We stood on a pile of dirt, surrounded by overgrowth and underbrush. It was intimidating to decide if this was the lot we wanted from on a drawing on a piece of paper and an unlevel, uncultivated plot of earth.
We were just coming up for air from a hard season financially, relationally, and spiritually. It seemed as though every area of our life had been put through the fire. We had always hoped for a little more space for our family, but that dream had burned. We were tested and refined during that season. Yet we saw and experienced God’s goodness, kindness, love, and grace in ways only those trials could have shown us. We were settled where we were grateful for the unexpected treasures of that season.
We couldn’t have dreamed building a house would even be a consideration, yet there we stood, on what would become our foundation. Several months later, we pulled up to our newly framed home, eager to walk its floors and get an idea of what it would look and feel like. Summer had turned to fall and fall was easing into winter since the time we had chosen our lot. What was once lush and green was now bare. As I stood where our kitchen windows would soon be, I noticed some blue lines just above the bare tree tops. My heart skipped a beat as I wondered, “could it be?”

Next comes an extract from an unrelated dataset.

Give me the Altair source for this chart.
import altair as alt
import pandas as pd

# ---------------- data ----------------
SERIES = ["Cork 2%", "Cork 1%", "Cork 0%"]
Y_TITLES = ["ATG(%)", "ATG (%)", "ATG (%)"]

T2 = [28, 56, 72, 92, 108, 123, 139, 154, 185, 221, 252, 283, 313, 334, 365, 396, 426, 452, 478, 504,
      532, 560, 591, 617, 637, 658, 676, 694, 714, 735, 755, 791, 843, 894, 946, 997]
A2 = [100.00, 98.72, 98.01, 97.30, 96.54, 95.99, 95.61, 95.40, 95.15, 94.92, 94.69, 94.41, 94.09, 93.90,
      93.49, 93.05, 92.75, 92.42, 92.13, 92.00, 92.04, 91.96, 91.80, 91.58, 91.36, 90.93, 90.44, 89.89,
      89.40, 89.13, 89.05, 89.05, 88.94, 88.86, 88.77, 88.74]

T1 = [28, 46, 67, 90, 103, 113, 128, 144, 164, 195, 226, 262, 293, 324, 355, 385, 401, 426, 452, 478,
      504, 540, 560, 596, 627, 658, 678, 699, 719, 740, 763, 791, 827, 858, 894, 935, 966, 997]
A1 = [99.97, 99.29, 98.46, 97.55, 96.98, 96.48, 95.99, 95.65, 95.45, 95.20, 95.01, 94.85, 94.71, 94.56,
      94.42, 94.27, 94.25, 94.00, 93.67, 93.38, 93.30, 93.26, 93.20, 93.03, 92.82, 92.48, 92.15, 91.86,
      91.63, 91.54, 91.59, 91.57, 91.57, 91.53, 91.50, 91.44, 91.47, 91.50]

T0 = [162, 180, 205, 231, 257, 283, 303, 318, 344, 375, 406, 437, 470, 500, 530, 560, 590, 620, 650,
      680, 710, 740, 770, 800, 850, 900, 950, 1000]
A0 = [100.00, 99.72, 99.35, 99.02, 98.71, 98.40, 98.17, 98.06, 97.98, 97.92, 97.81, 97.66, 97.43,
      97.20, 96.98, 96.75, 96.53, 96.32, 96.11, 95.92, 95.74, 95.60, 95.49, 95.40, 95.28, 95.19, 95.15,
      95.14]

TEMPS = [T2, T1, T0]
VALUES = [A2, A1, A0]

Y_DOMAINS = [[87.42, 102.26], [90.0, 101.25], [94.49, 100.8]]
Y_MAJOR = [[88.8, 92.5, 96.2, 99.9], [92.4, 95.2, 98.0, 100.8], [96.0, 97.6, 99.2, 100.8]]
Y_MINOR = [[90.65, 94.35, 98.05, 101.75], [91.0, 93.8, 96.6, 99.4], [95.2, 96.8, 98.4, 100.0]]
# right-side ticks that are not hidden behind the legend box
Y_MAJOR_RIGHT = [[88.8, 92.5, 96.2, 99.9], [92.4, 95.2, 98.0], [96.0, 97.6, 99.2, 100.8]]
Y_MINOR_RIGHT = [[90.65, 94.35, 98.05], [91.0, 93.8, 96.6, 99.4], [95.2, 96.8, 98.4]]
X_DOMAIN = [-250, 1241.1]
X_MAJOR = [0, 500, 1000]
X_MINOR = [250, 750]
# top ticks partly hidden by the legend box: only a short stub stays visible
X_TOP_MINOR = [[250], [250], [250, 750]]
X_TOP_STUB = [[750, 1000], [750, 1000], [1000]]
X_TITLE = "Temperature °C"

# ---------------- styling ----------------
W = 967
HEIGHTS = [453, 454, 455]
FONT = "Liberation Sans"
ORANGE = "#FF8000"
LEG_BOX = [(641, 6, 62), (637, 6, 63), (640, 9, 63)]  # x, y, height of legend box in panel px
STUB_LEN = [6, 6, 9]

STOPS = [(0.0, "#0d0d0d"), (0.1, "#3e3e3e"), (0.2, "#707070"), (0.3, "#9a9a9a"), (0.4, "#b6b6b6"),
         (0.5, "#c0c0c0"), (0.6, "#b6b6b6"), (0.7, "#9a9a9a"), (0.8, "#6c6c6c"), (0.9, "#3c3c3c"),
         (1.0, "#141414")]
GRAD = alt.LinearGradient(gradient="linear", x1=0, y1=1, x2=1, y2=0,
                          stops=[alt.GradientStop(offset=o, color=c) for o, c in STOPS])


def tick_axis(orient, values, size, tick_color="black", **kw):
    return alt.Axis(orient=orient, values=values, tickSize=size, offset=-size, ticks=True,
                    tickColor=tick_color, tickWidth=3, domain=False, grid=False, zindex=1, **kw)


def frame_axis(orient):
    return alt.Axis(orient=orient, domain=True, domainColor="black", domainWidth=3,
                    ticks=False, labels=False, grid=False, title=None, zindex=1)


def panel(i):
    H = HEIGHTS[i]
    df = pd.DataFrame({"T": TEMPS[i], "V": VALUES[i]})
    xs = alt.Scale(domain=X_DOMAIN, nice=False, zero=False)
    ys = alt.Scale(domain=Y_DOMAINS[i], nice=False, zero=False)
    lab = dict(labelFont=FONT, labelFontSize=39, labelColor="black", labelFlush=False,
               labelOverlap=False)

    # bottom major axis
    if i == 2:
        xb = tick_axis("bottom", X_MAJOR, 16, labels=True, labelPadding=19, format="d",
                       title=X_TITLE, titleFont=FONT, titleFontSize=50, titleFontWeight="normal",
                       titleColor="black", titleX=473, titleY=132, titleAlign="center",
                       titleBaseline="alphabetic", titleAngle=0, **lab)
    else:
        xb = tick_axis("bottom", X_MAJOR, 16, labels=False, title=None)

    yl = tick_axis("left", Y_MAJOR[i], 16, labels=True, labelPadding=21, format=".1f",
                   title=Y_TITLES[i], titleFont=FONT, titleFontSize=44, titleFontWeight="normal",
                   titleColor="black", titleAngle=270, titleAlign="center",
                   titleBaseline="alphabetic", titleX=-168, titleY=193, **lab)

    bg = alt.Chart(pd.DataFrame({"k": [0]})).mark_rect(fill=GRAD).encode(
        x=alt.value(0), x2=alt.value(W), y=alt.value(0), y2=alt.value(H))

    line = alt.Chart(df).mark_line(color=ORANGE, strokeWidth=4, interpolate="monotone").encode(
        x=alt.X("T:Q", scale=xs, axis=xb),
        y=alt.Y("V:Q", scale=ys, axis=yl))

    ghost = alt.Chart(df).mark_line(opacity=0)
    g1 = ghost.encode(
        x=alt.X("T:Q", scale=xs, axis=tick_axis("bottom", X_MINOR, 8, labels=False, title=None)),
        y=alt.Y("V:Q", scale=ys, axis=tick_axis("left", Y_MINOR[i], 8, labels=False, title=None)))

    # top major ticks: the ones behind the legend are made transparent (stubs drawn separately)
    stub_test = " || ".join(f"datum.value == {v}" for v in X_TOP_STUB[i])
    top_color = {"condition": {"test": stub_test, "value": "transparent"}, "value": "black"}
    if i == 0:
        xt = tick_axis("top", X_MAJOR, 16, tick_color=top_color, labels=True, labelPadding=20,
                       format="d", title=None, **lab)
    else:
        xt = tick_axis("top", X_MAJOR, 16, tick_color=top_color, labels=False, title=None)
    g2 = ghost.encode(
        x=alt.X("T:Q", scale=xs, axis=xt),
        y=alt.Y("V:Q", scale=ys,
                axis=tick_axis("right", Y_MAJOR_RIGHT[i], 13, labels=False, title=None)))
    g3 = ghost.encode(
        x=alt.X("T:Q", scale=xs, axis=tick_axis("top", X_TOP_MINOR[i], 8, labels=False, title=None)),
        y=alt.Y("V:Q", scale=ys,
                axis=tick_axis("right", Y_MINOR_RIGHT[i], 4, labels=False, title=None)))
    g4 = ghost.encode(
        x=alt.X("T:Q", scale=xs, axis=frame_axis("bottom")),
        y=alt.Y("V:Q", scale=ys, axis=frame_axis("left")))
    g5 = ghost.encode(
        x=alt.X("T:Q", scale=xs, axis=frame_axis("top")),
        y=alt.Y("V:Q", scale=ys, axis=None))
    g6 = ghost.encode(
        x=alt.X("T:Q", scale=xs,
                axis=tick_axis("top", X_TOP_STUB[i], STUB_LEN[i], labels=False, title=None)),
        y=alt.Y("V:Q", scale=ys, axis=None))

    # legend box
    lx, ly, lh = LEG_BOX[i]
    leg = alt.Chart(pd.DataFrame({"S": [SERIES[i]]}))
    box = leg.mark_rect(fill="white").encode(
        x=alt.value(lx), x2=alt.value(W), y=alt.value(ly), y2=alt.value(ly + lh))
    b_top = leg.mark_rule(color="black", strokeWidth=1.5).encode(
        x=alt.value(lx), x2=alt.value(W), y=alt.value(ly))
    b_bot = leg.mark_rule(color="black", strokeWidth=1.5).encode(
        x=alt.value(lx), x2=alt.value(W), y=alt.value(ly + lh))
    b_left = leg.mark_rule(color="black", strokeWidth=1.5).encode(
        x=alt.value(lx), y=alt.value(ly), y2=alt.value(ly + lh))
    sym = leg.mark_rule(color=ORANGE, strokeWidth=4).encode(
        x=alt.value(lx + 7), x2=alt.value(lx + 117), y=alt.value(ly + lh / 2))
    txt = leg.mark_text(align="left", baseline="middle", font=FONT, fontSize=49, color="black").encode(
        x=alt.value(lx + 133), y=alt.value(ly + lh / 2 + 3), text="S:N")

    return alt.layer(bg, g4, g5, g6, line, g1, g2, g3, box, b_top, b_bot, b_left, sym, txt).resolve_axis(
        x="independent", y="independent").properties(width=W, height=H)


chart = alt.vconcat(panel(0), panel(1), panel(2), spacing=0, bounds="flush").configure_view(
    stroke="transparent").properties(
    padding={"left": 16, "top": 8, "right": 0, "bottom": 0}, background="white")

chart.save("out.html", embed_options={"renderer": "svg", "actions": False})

Our town is just below the foothills of the Blue Ridge Mountains. While they aren’t the peaks of Colorado or other mountain ranges, their beauty fills my soul. They are visible as you drive around town or go hiking, but I never imagined we would have a view of them from our home. It was a hazy day and I figured it was just some low clouds. I didn’t mention what I saw to anyone. We returned a few days later, on a beautiful clear day and it was undeniable, those were indeed the mountains.
Tears filled my eyes. I was deeply grateful for the unexpected surprise but also for the tangible reminder that there are some views of God we can only see in the bareness of hard, winter seasons.
We are drawn to the fruitful and warm seasons of spring and summer, full of beauty and life, and fall full of brilliant colors. But winter often brings sadness with the bareness, yet there are treasures to be found in the hard seasons.
In Isaiah 61:3 NIV, we are given hope for our winter seasons, “and provide for those who grieve in Zion— to bestow on them a crown of beauty instead of ashes, the oil of joy instead of mourning, and a garment of praise instead of a spirit of despair. They will be called oaks of righteousness, a planting of the Lord for the display of his splendor.”
Jesus is with us in the hard seasons and he is bringing beauty from the ashes. The beauty of spring, summer, and fall come not in spite of winter but because of winter. Our hard and barren seasons lead to our seasons of fruitfulness.
Fall is one of my favorite seasons, yet there is an anticipation that comes now knowing I will see the mountains during the barrenness of winter. It may be hard, but there is so much good to behold in the hard. I know Jesus is with me and there will be beauty and treasures in the spring.